EXERCISE:
Exactly repeat the material, dropping only the pictures.

....

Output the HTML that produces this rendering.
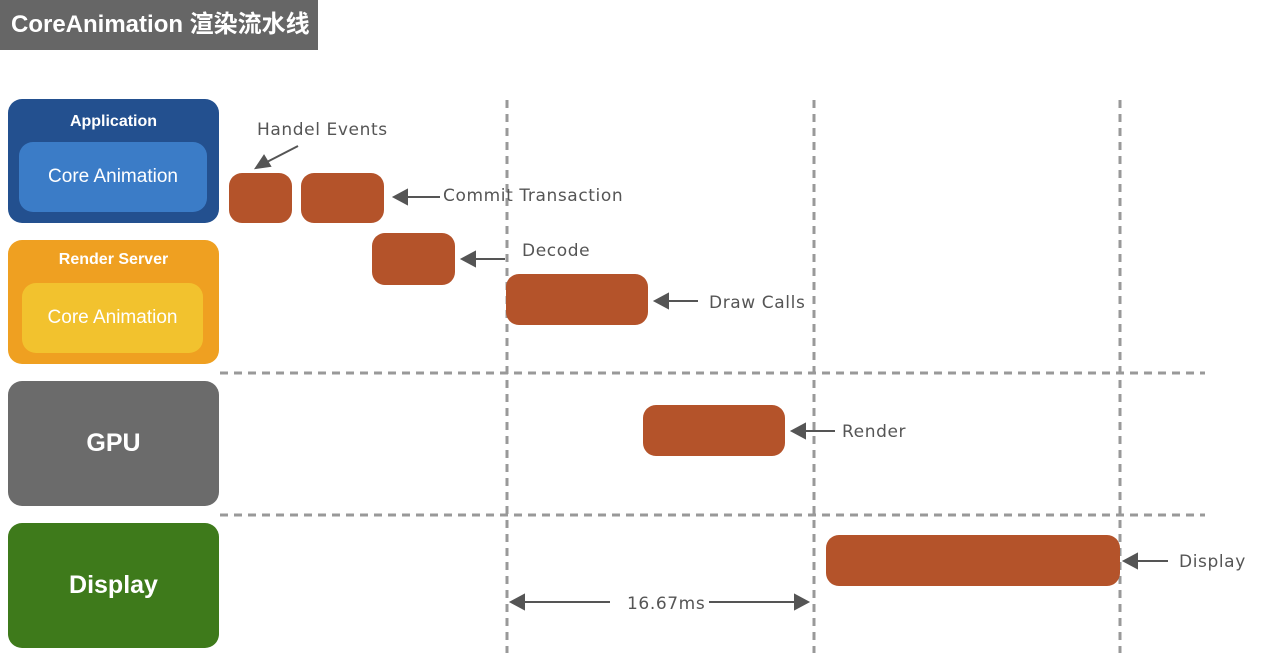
<!DOCTYPE html>
<html><head><style>
body{margin:0;width:1278px;height:653px;background:#fff;position:relative;overflow:hidden;font-family:"Liberation Sans","Noto Sans CJK SC",sans-serif}
.a{position:absolute}
.box{position:absolute;border-radius:14px;color:#fff;font-weight:bold;text-align:center}
.inner{position:absolute;border-radius:14px;color:#fff;font-size:19px;display:flex;align-items:center;justify-content:center}
.o{position:absolute;background:#b4532a;border-radius:13px}
.l{position:absolute;font-family:"DejaVu Sans","Liberation Sans",sans-serif;font-size:17px;color:#555;letter-spacing:0.6px;white-space:nowrap}
</style></head><body>
<div class="a" style="left:0;top:0;width:318px;height:50px;background:#666;color:#fff;font-weight:bold;font-size:24px;line-height:50px;padding-left:11px;box-sizing:border-box;white-space:nowrap">CoreAnimation 渲染流水线</div>

<div class="box" style="left:8px;top:99px;width:211px;height:124px;background:#23508f"><div style="margin-top:14px;font-size:16px">Application</div></div>
<div class="inner" style="left:19px;top:142px;width:188px;height:70px;background:#3b7cc7">Core Animation</div>

<div class="box" style="left:8px;top:240px;width:211px;height:124px;background:#efa021"><div style="margin-top:11px;font-size:16px">Render Server</div></div>
<div class="inner" style="left:22px;top:283px;width:181px;height:70px;background:#f2c22e">Core Animation</div>

<div class="box" style="left:8px;top:381px;width:211px;height:125px;background:#6b6b6b;font-size:25px;line-height:125px">GPU</div>
<div class="box" style="left:8px;top:523px;width:211px;height:125px;background:#3e7a1b;font-size:25px;line-height:125px">Display</div>

<svg class="a" style="left:0;top:0" width="1278" height="653">
<g stroke="#999" stroke-width="3" stroke-dasharray="8,6" fill="none">
<line x1="507" y1="100" x2="507" y2="653"/>
<line x1="814" y1="100" x2="814" y2="653"/>
<line x1="1120" y1="100" x2="1120" y2="653"/>
<line x1="220" y1="373" x2="1205" y2="373"/>
<line x1="220" y1="515" x2="1205" y2="515"/>
</g>
<g stroke="#555" stroke-width="2" fill="#555">
<line x1="298" y1="146" x2="265" y2="163"/><polygon points="256,168 264,156 270,166"/>
<line x1="440" y1="197" x2="405" y2="197"/><polygon points="394,197 407,190 407,204"/>
<line x1="505" y1="259" x2="473" y2="259"/><polygon points="462,259 475,252 475,266"/>
<line x1="698" y1="301" x2="666" y2="301"/><polygon points="655,301 668,294 668,308"/>
<line x1="835" y1="431" x2="803" y2="431"/><polygon points="792,431 805,424 805,438"/>
<line x1="1168" y1="561" x2="1135" y2="561"/><polygon points="1124,561 1137,554 1137,568"/>
<line x1="610" y1="602" x2="522" y2="602"/><polygon points="511,602 524,595 524,609"/>
<line x1="709" y1="602" x2="797" y2="602"/><polygon points="808,602 795,595 795,609"/>
</g>
</svg>

<div class="o" style="left:229px;top:173px;width:63px;height:50px"></div>
<div class="o" style="left:301px;top:173px;width:83px;height:50px"></div>
<div class="o" style="left:372px;top:233px;width:83px;height:52px"></div>
<div class="o" style="left:506px;top:274px;width:142px;height:51px"></div>
<div class="o" style="left:643px;top:405px;width:142px;height:51px"></div>
<div class="o" style="left:826px;top:535px;width:294px;height:51px"></div>

<div class="l" style="left:257px;top:120px">Handel Events</div>
<div class="l" style="left:443px;top:186px">Commit Transaction</div>
<div class="l" style="left:522px;top:241px">Decode</div>
<div class="l" style="left:709px;top:293px">Draw Calls</div>
<div class="l" style="left:842px;top:422px">Render</div>
<div class="l" style="left:1179px;top:552px">Display</div>
<div class="l" style="left:627px;top:594px">16.67ms</div>
</body></html>
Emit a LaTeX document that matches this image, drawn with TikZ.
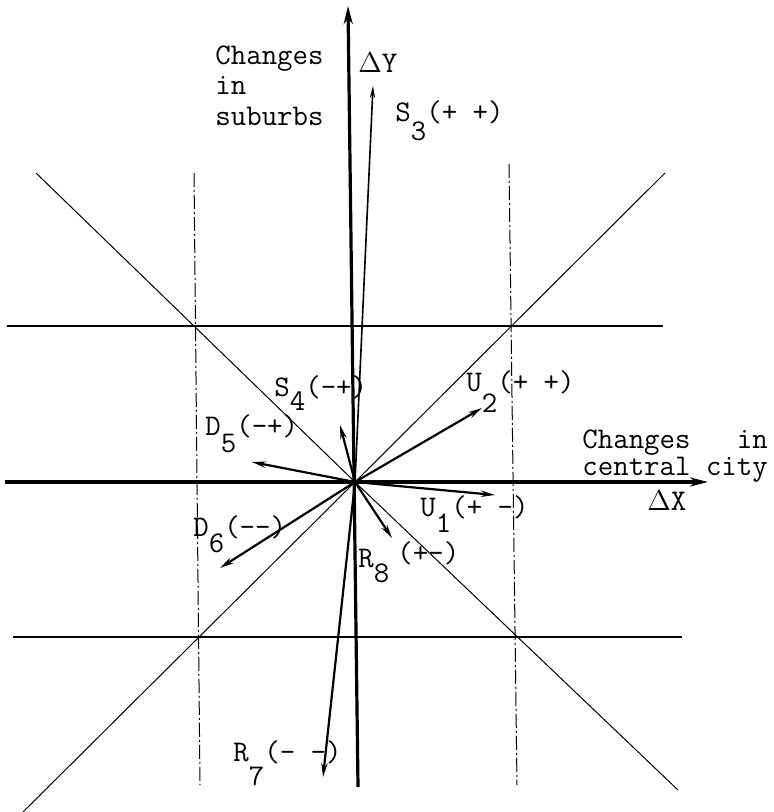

....

FINAL ANSWER:
Output the HTML that produces this rendering.
<!DOCTYPE html>
<html><head><style>
body{margin:0;width:1278px;height:653px;background:#fff;position:relative;overflow:hidden;font-family:"Liberation Sans","Noto Sans CJK SC",sans-serif}
.a{position:absolute}
.box{position:absolute;border-radius:14px;color:#fff;font-weight:bold;text-align:center}
.inner{position:absolute;border-radius:14px;color:#fff;font-size:19px;display:flex;align-items:center;justify-content:center}
.o{position:absolute;background:#b4532a;border-radius:13px}
.l{position:absolute;font-family:"DejaVu Sans","Liberation Sans",sans-serif;font-size:17px;color:#555;letter-spacing:0.6px;white-space:nowrap}
</style></head><body>
<div class="a" style="left:0;top:0;width:318px;height:50px;background:#666;color:#fff;font-weight:bold;font-size:24px;line-height:50px;padding-left:11px;box-sizing:border-box;white-space:nowrap">CoreAnimation 渲染流水线</div>

<div class="box" style="left:8px;top:99px;width:211px;height:124px;background:#23508f"><div style="margin-top:14px;font-size:16px">Application</div></div>
<div class="inner" style="left:19px;top:142px;width:188px;height:70px;background:#3b7cc7">Core Animation</div>

<div class="box" style="left:8px;top:240px;width:211px;height:124px;background:#efa021"><div style="margin-top:11px;font-size:16px">Render Server</div></div>
<div class="inner" style="left:22px;top:283px;width:181px;height:70px;background:#f2c22e">Core Animation</div>

<div class="box" style="left:8px;top:381px;width:211px;height:125px;background:#6b6b6b;font-size:25px;line-height:125px">GPU</div>
<div class="box" style="left:8px;top:523px;width:211px;height:125px;background:#3e7a1b;font-size:25px;line-height:125px">Display</div>

<svg class="a" style="left:0;top:0" width="1278" height="653">
<g stroke="#999" stroke-width="3" stroke-dasharray="8,6" fill="none">
<line x1="507" y1="100" x2="507" y2="653"/>
<line x1="814" y1="100" x2="814" y2="653"/>
<line x1="1120" y1="100" x2="1120" y2="653"/>
<line x1="220" y1="373" x2="1205" y2="373"/>
<line x1="220" y1="515" x2="1205" y2="515"/>
</g>
<g stroke="#555" stroke-width="2" fill="#555">
<line x1="298" y1="146" x2="265" y2="163"/><polygon points="256,168 264,156 270,166"/>
<line x1="440" y1="197" x2="405" y2="197"/><polygon points="394,197 407,190 407,204"/>
<line x1="505" y1="259" x2="473" y2="259"/><polygon points="462,259 475,252 475,266"/>
<line x1="698" y1="301" x2="666" y2="301"/><polygon points="655,301 668,294 668,308"/>
<line x1="835" y1="431" x2="803" y2="431"/><polygon points="792,431 805,424 805,438"/>
<line x1="1168" y1="561" x2="1135" y2="561"/><polygon points="1124,561 1137,554 1137,568"/>
<line x1="610" y1="602" x2="522" y2="602"/><polygon points="511,602 524,595 524,609"/>
<line x1="709" y1="602" x2="797" y2="602"/><polygon points="808,602 795,595 795,609"/>
</g>
</svg>

<div class="o" style="left:229px;top:173px;width:63px;height:50px"></div>
<div class="o" style="left:301px;top:173px;width:83px;height:50px"></div>
<div class="o" style="left:372px;top:233px;width:83px;height:52px"></div>
<div class="o" style="left:506px;top:274px;width:142px;height:51px"></div>
<div class="o" style="left:643px;top:405px;width:142px;height:51px"></div>
<div class="o" style="left:826px;top:535px;width:294px;height:51px"></div>

<div class="l" style="left:257px;top:120px">Handel Events</div>
<div class="l" style="left:443px;top:186px">Commit Transaction</div>
<div class="l" style="left:522px;top:241px">Decode</div>
<div class="l" style="left:709px;top:293px">Draw Calls</div>
<div class="l" style="left:842px;top:422px">Render</div>
<div class="l" style="left:1179px;top:552px">Display</div>
<div class="l" style="left:627px;top:594px">16.67ms</div>
</body></html>
Emit a LaTeX document that matches this image, drawn with TikZ.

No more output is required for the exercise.